There's a moment, right near the final sequence of the game, where Garcia finally saves Paula. They sit there, shrouded by the darkness, slowly dying together. It's a simple moment, and given the tone of the BIG HOT BONERS just a few hours before, comes off rather unexpected. It threw me for a minute, and got me thinking - there IS something here, underneath all of this prepubescent childish raving.
The gameplay does little to break the mold; if you imagine the controls of Resident Evil 4 tacked into a game that uses darkness in the same way that Alan Wake did, you are right near the target.
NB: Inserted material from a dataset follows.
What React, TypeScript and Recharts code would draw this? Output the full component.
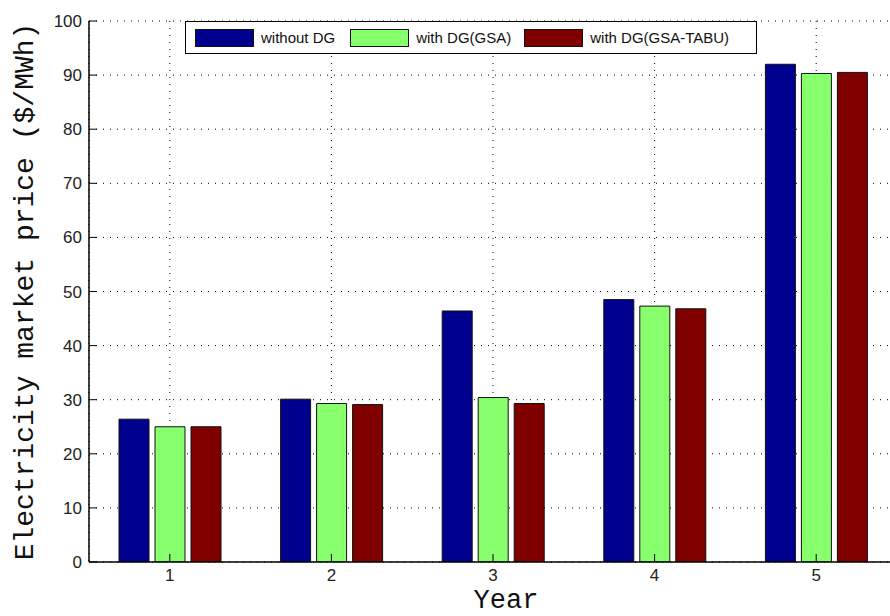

The enemy design is interesting, and I can definitely see some of the inspiration leak into Mikami's The Evil Within, but what is truly interesting are the side scrolling SHMUP moments.
Playing on the Day of the Dead paper mache` motif, the game introduces you to a string puppet style level where you are moving a puppet of Garcia from left to right, shooting the demons, collecting gems, until you make it to the end. It's charming and a welcome change of pace....the first time. As the game progresses, there are more and more of these popping up, and at one stage, it is used to revolve a boss fight with a major character that really has no impact. It started to make me feel like the production went awry somewhere, like the team was running out of cash.
Which is another crazy thing, EA published this thing. EA put their name on a game that featured giant naked ladies, a BIG HOT BONER, and a swearing Mexican stereotype. Oh how times have changed.
Shadows of the Damned left me conflicted. It has style, and it had the opportunity to be something truly special. Unfortunately it's juvenile, almost a little offensive, but buried underneath that, there's something quite endearing about it. That is no way a defence of it - you will know if you want to go through this journey yourself after reading this article, I'm sure. An interesting creation from two of the biggest Japanese designers at the time, before the renaissance of Dark Souls. I'm not sure I could recommend it, but I'm not entirely sure I could condemn it either.
I'm playing through all of the Suda51 catalogue. The next game on my playlist with be Killer7 on the Gamecube.